本來,在所謂的「光輝五月」中,不少人對「有紋有路」的蘇嘉豪頗為好感。但不知是否如葡文報章所報導的,他將要競選「新澳門學社」理事長那樣,因而必須要與現任理事長「鬥激比搏」的關係,昨日表現得頗「激」,令到不少希望他能以自己在台灣大學政治系學到的專業知識,將「反對派」的活動引回到正軌,以理服人而不是以暴力壓人的人們,感到失望。

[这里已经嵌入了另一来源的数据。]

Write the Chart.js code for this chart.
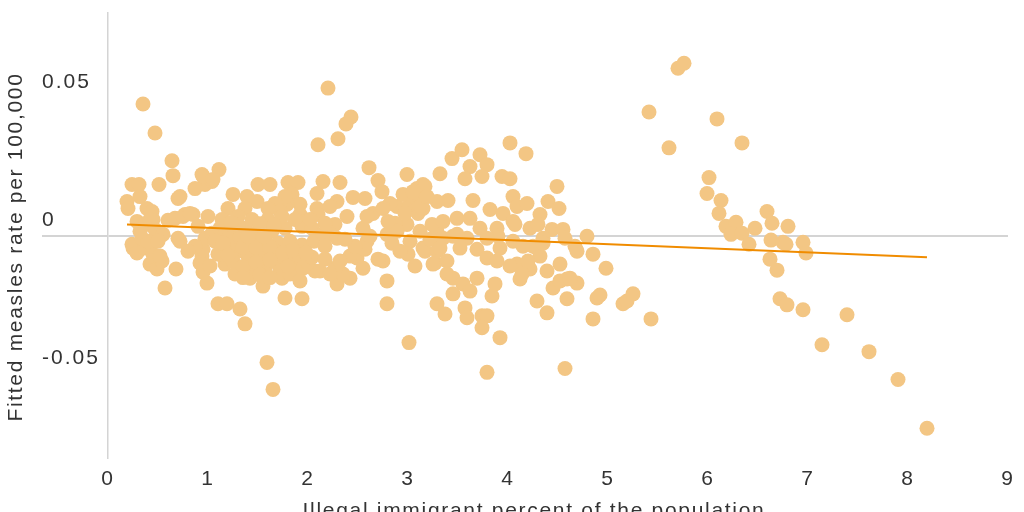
<!DOCTYPE html>
<html>
<head>
<meta charset="utf-8">
<script src="https://cdn.jsdelivr.net/npm/chart.js@4/dist/chart.umd.min.js"></script>
<style>
  html, body { margin: 0; padding: 0; background: #fff; }
  #wrap { width: 1024px; height: 512px; }
</style>
</head>
<body>
<div id="wrap"><canvas id="measlesChart"></canvas></div>
<script>
// immigrant percent (x) vs fitted measles rate (y)
const clusterWest = [
  [0.19,0.0126],[0.20,0.0101],[0.24,0.0188],[0.31,0.0188],[0.32,0.0144],[0.39,0.0101],[0.44,0.0090],[0.51,0.0188],
  [0.35,0.0480],[0.47,0.0375],[0.64,0.0274],[0.65,0.0220],[0.72,0.0144],[0.70,0.0137],
  [0.45,0.0061],[0.29,0.0054],[0.37,0.0043],[0.42,0.0061],[0.47,0.0025],[0.55,0.0007],[0.60,0.0058],[0.77,0.0079],
  [0.85,0.0079],[0.67,0.0065],[0.75,0.0072],[0.82,0.0083],[1.00,0.0072],
  [0.25,-0.0043],[0.24,-0.0029],[0.29,-0.0061],[0.37,-0.0043],[0.45,-0.0065],[0.42,-0.0101],[0.49,-0.0119],
  [0.54,-0.0090],[0.57,-0.0188],[0.68,-0.0119],[0.72,-0.0018],[0.70,-0.0007],[0.34,-0.0007],[0.40,-0.0018],
  [0.50,-0.0018],[0.32,0.0018],[0.52,-0.0072],
  [0.94,0.0224],[0.97,0.0188],[0.87,0.0173],[1.04,0.0199],[1.11,0.0242],[0.95,0.0217],
  [0.94,-0.0072],[0.95,-0.0047],[0.95,-0.0130],[0.97,-0.0007],[1.04,0.0011],[1.10,-0.0245],[1.19,-0.0245],
  [1.32,-0.0264],[1.37,-0.0318],[0.90,0.0036],[0.87,-0.0036],[0.80,-0.0054],[0.92,-0.0097],
  [1.05,0.0206],[1.12,0.0029],[1.17,0.0007],[1.27,0.0025],[1.37,0.0029],[1.50,0.0018],[1.64,0.0018],[1.77,0.0029],
  [1.94,0.0036],[2.04,0.0029],
  [1.14,-0.0043],[1.24,-0.0043],[1.30,-0.0054],[1.17,-0.0101],[1.27,-0.0137],[1.40,-0.0072],[1.54,-0.0065],
  [1.44,-0.0115],[1.57,-0.0119],[1.42,-0.0152],[1.55,-0.0181],[1.70,-0.0101],[1.79,-0.0090],[1.74,-0.0152],
  [1.87,-0.0137],[1.97,-0.0101],[2.07,-0.0126],[1.77,-0.0224],[1.94,-0.0227],
  [1.25,0.0152],[1.39,0.0144],[1.49,0.0126],[1.50,0.0188],[1.62,0.0188],[1.80,0.0195],[1.90,0.0195],[2.09,0.0155],
  [2.15,0.0199],[2.10,0.0332],
  [1.84,0.0152],[1.92,0.0116],[1.79,0.0116],[1.77,0.0144],[1.67,0.0119],[1.72,0.0090],[1.60,0.0101],[1.37,0.0101],
  [1.20,0.0101],[1.92,0.0079],[2.09,0.0101],[2.10,0.0079],
  [1.72,-0.0126],[1.82,-0.0137],[1.87,-0.0090],[1.95,-0.0116],[1.92,-0.0162],[2.00,-0.0097],
  [1.07,-0.0018],[1.20,-0.0011],[1.32,-0.0004],[1.44,-0.0018],[1.57,-0.0011],[1.70,-0.0025],[1.82,-0.0018],
  [1.94,-0.0032],[2.06,-0.0018],
  [1.14,0.0061],[1.30,0.0072],[1.44,0.0061],[1.60,0.0061],[1.74,0.0072],[1.87,0.0061],[2.02,0.0061],
  [1.67,-0.0054],[1.90,-0.0061],[2.04,-0.0076],[1.10,-0.0065],[1.02,-0.0108],[0.99,-0.0170],
  [1.15,-0.0025],[1.25,-0.0090],[1.35,-0.0040],[1.35,-0.0110],[1.48,-0.0040],[1.48,-0.0095],[1.62,-0.0040],
  [1.62,-0.0085],[1.75,-0.0060],[1.85,-0.0050],[1.30,0.0040],[1.52,0.0045],[1.66,0.0040],[1.20,-0.0070],
  [1.52,-0.0140],[1.62,-0.0150],[1.35,-0.0150],[1.80,-0.0110],[1.98,-0.0060],[1.40,0.0000],[1.56,0.0000],
  [1.23,0.0050],
  [1.59,-0.0458],[1.65,-0.0556]
];

const clusterCentral = [
  [2.20,0.0538],[2.43,0.0433],[2.38,0.0408],[2.30,0.0354],[2.61,0.0249],[2.70,0.0202],[2.74,0.0162],[2.99,0.0224],
  [3.15,0.0188],
  [2.32,0.0195],[2.29,0.0126],[2.45,0.0141],[2.57,0.0137],[2.65,0.0083],[2.39,0.0072],[2.27,0.0043],[2.22,0.0007],
  [2.22,0.0108],[2.15,0.0007],[2.29,-0.0007],[2.59,-0.0018],[2.55,0.0029],[2.62,0.0000],[2.79,0.0007],[2.85,0.0025],
  [2.99,0.0043],[2.89,0.0108],[3.02,0.0116],[2.87,0.0047],[2.89,0.0018],[3.10,0.0126],[3.15,0.0101],[2.95,0.0152],
  [3.09,0.0173],[3.17,0.0181],[2.82,0.0119],[2.75,0.0101],[2.80,0.0054],[2.59,0.0072],
  [3.02,-0.0018],[2.84,-0.0025],[2.75,-0.0090],[2.79,-0.0162],[2.79,-0.0245],[3.00,-0.0065],[3.15,-0.0043],
  [2.49,-0.0079],[2.55,-0.0116],[2.42,-0.0152],[2.29,-0.0173],[2.42,-0.0072],[2.35,-0.0137],[2.27,-0.0116],
  [2.70,-0.0083],[2.57,-0.0047],[3.01,-0.0386],[3.17,-0.0054],[3.27,-0.0097],[2.32,-0.0090],[2.47,-0.0036],
  [2.37,-0.0011],[2.92,-0.0054],[3.07,-0.0108],[3.12,0.0018],[3.10,0.0083],[2.97,0.0083],[2.17,-0.0036],
  [2.17,0.0047],[2.17,-0.0083],[2.12,-0.0126],[2.22,-0.0137],
  [3.32,0.0227],[3.44,0.0282],[3.54,0.0314],[3.62,0.0253],[3.72,0.0296],[3.79,0.0260],[3.74,0.0217],[3.57,0.0209],
  [3.94,0.0217],
  [3.65,0.0130],[3.40,0.0130],[3.29,0.0126],[3.12,0.0108],[3.05,0.0162],[3.19,0.0144],[3.29,0.0018],[3.24,0.0043],
  [3.35,0.0054],[3.49,0.0065],[3.62,0.0065],[3.72,0.0029],[3.59,-0.0007],[3.45,0.0000],[3.89,0.0029],[3.82,0.0097],
  [3.95,0.0083],
  [3.90,0.0000],[3.79,-0.0007],[3.49,0.0007],[3.35,-0.0007],[3.22,-0.0011],[3.29,-0.0054],[3.32,-0.0043],
  [3.25,-0.0101],[3.39,-0.0090],[3.52,-0.0043],[3.69,-0.0047],[3.79,-0.0079],[3.89,-0.0090],[3.92,-0.0043],
  [3.39,-0.0137],[3.45,-0.0152],[3.55,-0.0173],[3.69,-0.0152],[3.62,-0.0199],[3.45,-0.0209],[3.87,-0.0173],
  [3.84,-0.0217],[3.29,-0.0245],[3.37,-0.0282],[3.57,-0.0260],[3.74,-0.0289],[3.79,-0.0289],[3.74,-0.0332],
  [3.92,-0.0368],[3.79,-0.0494],[3.59,-0.0296]
];

const clusterEast = [
  [4.02,0.0339],[4.18,0.0300],[4.02,0.0209],[4.05,0.0144],[4.09,0.0108],[4.19,0.0119],[4.05,0.0054],[4.07,0.0043],
  [4.22,0.0029],[4.40,0.0126],[4.49,0.0181],[4.51,0.0101],[4.32,0.0079],[4.30,0.0043],[4.44,0.0025],[4.55,0.0025],
  [4.35,-0.0007],[4.79,0.0000],[4.57,-0.0007],[4.05,-0.0018],[4.15,-0.0036],
  [4.09,-0.0101],[4.12,-0.0155],[4.25,-0.0036],[4.32,-0.0072],[4.22,-0.0119],[4.39,-0.0126],[4.52,-0.0101],
  [4.45,-0.0188],[4.59,-0.0155],[4.69,-0.0170],[4.59,-0.0227],[4.29,-0.0235],[4.39,-0.0278],[4.57,-0.0480],
  [4.02,-0.0108],[4.14,-0.0137],[4.20,-0.0090],[4.29,-0.0043],[4.35,-0.0025],[4.52,-0.0162],[4.62,-0.0152],
  [4.85,-0.0065],[4.98,-0.0116],[4.89,-0.0224],[4.85,-0.0300],[4.67,-0.0036],[4.69,-0.0054],[4.92,-0.0213],
  [5.15,-0.0245],[5.19,-0.0235],[5.25,-0.0209],[5.43,-0.0300]
];

const tailPoints = [
  [5.41,0.0451],[5.61,0.0321],[5.70,0.0610],[5.76,0.0628],[6.09,0.0426],[6.34,0.0339],[6.01,0.0213],[5.99,0.0155],
  [6.13,0.0130],[6.11,0.0083],[6.18,0.0036],[6.28,0.0051],[6.23,0.0007],[6.34,0.0011],[6.41,-0.0029],[6.47,0.0029],
  [6.59,0.0090],[6.64,0.0047],[6.63,-0.0014],[6.75,-0.0022],[6.78,-0.0029],[6.80,0.0036],[6.95,-0.0022],
  [6.98,-0.0061],[6.62,-0.0083],[6.69,-0.0123],[6.72,-0.0227],[6.79,-0.0249],[6.95,-0.0267],[7.14,-0.0394],
  [7.39,-0.0285],[7.61,-0.0419],[7.90,-0.0520],[8.19,-0.0697]
];

// fitted line end points
const fitLine = [[0.19, 0.0043], [8.19, -0.0076]];

const xTicks = [0, 1, 2, 3, 4, 5, 6, 7, 8, 9];
const yTicks = [-0.05, 0, 0.05];
const xTitle = 'Illegal immigrant percent of the population';
const yTitle = 'Fitted measles rate per 100,000';

const dotColor = '#f3c684';
const lineColor = '#f08c00';
const ruleColor = '#d4d4d4';
const textColor = '#333333';
const fontFamily = '"Liberation Sans", Arial, sans-serif';

const toXY = p => ({ x: p[0], y: p[1] });
const scatterData = [].concat(clusterWest, clusterCentral, clusterEast, tailPoints).map(toXY);

// the original typeface runs wider than Liberation Sans, so open up the spacing a little
const wideText = {
  id: 'wideText',
  beforeDraw(chart) {
    chart.ctx.letterSpacing = '2px';
  }
};

// axis titles drawn by hand so they sit where the original puts them
const axisTitles = {
  id: 'axisTitles',
  afterDraw(chart) {
    const ctx = chart.ctx;
    ctx.save();
    ctx.letterSpacing = '1.7px';
    ctx.fillStyle = textColor;
    ctx.font = '21px ' + fontFamily;
    ctx.textAlign = 'center';
    ctx.textBaseline = 'alphabetic';
    ctx.fillText(xTitle, 534, 517);
    ctx.translate(22, 247);
    ctx.rotate(-Math.PI / 2);
    ctx.fillText(yTitle, 0, 0);
    ctx.restore();
  }
};

const ctx = document.getElementById('measlesChart').getContext('2d');

new Chart(ctx, {
  type: 'scatter',
  data: {
    datasets: [
      {
        type: 'line',
        label: 'Fit',
        data: fitLine.map(toXY),
        borderColor: lineColor,
        borderWidth: 2,
        pointRadius: 0,
        fill: false,
        order: 0
      },
      {
        label: 'States',
        data: scatterData,
        backgroundColor: dotColor,
        borderWidth: 0,
        pointRadius: 7.5,
        pointHoverRadius: 7.5,
        order: 1
      }
    ]
  },
  options: {
    responsive: true,
    maintainAspectRatio: false,
    animation: false,
    events: [],
    layout: { padding: { left: 42, top: 10, right: 16, bottom: 0 } },
    plugins: {
      legend: { display: false },
      tooltip: { enabled: false }
    },
    scales: {
      x: {
        type: 'linear',
        min: 0,
        max: 9,
        afterBuildTicks: scale => { scale.ticks = xTicks.map(v => ({ value: v })); },
        afterFit: scale => { scale.height = 54; },
        grid: { display: false, drawTicks: false },
        border: { display: false },
        ticks: {
          padding: 9,
          color: textColor,
          font: { family: fontFamily, size: 21 }
        }
      },
      y: {
        type: 'linear',
        min: -0.0805,
        max: 0.0812,
        afterBuildTicks: scale => { scale.ticks = yTicks.map(v => ({ value: v })); },
        afterFit: scale => { scale.width = 66; },
        grid: {
          color: c => (c.tick && c.tick.value === 0 ? ruleColor : 'rgba(0,0,0,0)'),
          lineWidth: 2,
          drawTicks: true,
          tickLength: 66
        },
        border: { display: true, color: ruleColor, width: 1.5 },
        ticks: {
          crossAlign: 'far',
          labelOffset: -16,
          padding: 0,
          color: textColor,
          font: { family: fontFamily, size: 21 },
          callback: v => (v === 0 ? '0' : String(v))
        }
      }
    }
  },
  plugins: [wideText, axisTitles]
});
</script>
</body>
</html>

或許蘇嘉豪是以台灣地區的政黨經驗,來比照澳門特區的政治團體的活動規律,以為當上了理事長,就可以象台灣地區的政黨主席那樣,操控下一次立法會選舉的「提名權」,為自己的參選而「挪火煮食」。倘他真的是有此想法,那就大錯特錯了。實際上,去年的立法會選舉,周庭希雖然就是理事長,卻連自己也爭取不了「排頭位」的權利,反而要「被迫出走」,類似是如同台灣地區的「脫黨參選」那樣,只不過是為了保存顏面而仍掛著團體的名義而已。由此可見,「鬥激比搏」,即使是在「新澳門學社」內部,也不見得就將會「收效」,蘇嘉豪又何必自毀形象。在兩個月後的特首選舉時,他應當吸取周庭希去年立法會選舉中慘遭滑鐵盧的教訓--「過激」。否則,在三年多後的立法會選舉,自己首先就過不了團體內的初選那一關,更遑論能當選了。
從「光輝五月」的二萬人或七千人,到「六‧一四」的三百人,再到昨日的幾十人,可見市民對「反對派」動員的「熱情」迅速消退。這可能使出於以下兩個原因:其一、當時二萬人上街的年輕人,主要是關注民生問題,尤其是自己上樓難的挫折感和不平感,不一定就認同發動者的「民主政治」理念。因此,當同一批發動者抬出「民主政治」理念,尤其是「雙普選」訴求時,曾有的「熱情」就迅速消退。當然,也與北京發表「香港白皮書」的效應相關。
其二、特區政府在遭遇「光輝五月」後,為改善民生尤其是解決居民「上樓難」問題做了大量工作,包括宣佈調整新城填海區的規劃,盡量安排興建公屋,讓人們看到瞭解決問題的前景,使得人們的怨氣有所消解。倘特區政府能在未來兩個月內,更進一步,宣佈將收回被霸佔公地和閒置土地,在予以整理後投入興建公屋,相信效果將會更好,因為這些土地很快就可使用,而不是像新城填海區那樣,還需等上好幾年。倘此,在兩個月後的行政長官選舉時,「反對派」以「民主政治」為訴求的騷擾活動,就更將是「孑孓而行,形影孤單」了。